**WHAT IS REQUIRED:**
Collect from the data below each line with "React".

╭─ COLLECTED MATERIAL

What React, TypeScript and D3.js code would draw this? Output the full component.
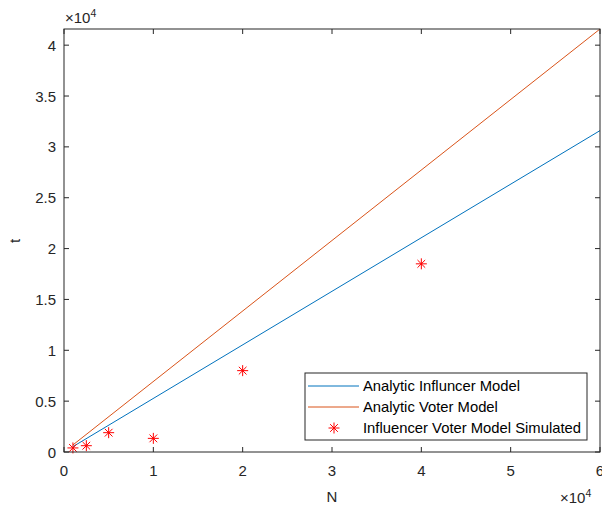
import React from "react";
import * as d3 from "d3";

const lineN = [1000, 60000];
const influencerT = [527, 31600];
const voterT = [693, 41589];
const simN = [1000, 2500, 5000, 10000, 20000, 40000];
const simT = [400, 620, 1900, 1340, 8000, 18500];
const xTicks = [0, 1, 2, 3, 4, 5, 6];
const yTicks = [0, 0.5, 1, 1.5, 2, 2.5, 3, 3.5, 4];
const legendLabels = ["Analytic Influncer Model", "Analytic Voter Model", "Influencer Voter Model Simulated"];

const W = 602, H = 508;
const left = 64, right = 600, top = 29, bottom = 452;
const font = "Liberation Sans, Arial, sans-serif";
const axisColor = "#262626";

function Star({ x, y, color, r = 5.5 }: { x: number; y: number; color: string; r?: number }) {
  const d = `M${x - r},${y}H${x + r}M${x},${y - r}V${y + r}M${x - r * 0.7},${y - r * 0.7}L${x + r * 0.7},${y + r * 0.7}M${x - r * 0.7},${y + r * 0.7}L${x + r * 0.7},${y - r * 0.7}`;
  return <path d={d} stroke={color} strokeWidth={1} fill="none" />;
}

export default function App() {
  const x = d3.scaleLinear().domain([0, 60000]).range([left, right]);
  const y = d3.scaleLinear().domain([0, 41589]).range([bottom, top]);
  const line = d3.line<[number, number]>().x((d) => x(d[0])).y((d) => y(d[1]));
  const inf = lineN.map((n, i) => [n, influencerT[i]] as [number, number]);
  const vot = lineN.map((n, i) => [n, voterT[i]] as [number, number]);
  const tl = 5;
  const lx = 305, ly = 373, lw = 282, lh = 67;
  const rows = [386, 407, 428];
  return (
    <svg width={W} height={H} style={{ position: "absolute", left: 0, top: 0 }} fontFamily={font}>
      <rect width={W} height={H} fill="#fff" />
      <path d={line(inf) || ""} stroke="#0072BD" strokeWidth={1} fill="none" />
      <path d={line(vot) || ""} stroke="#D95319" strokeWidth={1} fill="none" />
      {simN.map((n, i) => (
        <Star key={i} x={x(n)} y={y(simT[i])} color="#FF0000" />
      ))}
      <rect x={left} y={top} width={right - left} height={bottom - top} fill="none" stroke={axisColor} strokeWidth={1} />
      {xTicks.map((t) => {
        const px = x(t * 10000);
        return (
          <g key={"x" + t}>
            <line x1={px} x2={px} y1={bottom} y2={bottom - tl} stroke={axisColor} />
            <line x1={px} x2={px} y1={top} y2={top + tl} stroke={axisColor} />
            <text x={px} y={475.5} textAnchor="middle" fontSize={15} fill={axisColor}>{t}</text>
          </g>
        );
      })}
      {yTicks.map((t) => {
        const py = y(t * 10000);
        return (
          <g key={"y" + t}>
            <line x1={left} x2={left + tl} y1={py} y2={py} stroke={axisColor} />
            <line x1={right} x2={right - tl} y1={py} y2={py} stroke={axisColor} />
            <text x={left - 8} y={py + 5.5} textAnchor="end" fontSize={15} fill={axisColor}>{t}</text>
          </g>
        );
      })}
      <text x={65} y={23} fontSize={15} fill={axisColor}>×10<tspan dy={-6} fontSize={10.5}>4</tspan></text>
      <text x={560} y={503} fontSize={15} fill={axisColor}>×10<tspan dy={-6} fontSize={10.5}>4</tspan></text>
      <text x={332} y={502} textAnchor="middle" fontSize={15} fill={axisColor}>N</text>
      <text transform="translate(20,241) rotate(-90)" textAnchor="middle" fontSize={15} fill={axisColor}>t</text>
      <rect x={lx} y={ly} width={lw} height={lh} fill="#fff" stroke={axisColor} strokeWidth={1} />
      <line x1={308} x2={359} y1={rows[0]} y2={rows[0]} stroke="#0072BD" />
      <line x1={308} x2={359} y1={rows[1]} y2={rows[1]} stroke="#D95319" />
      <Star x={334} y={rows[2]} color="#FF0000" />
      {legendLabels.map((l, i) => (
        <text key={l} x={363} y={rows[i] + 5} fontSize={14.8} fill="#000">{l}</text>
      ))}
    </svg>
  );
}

╰─

**SOLUTION FOR THIS EXERCISE:**
What React, TypeScript and D3.js code would draw this? Output the full component.
import React from "react";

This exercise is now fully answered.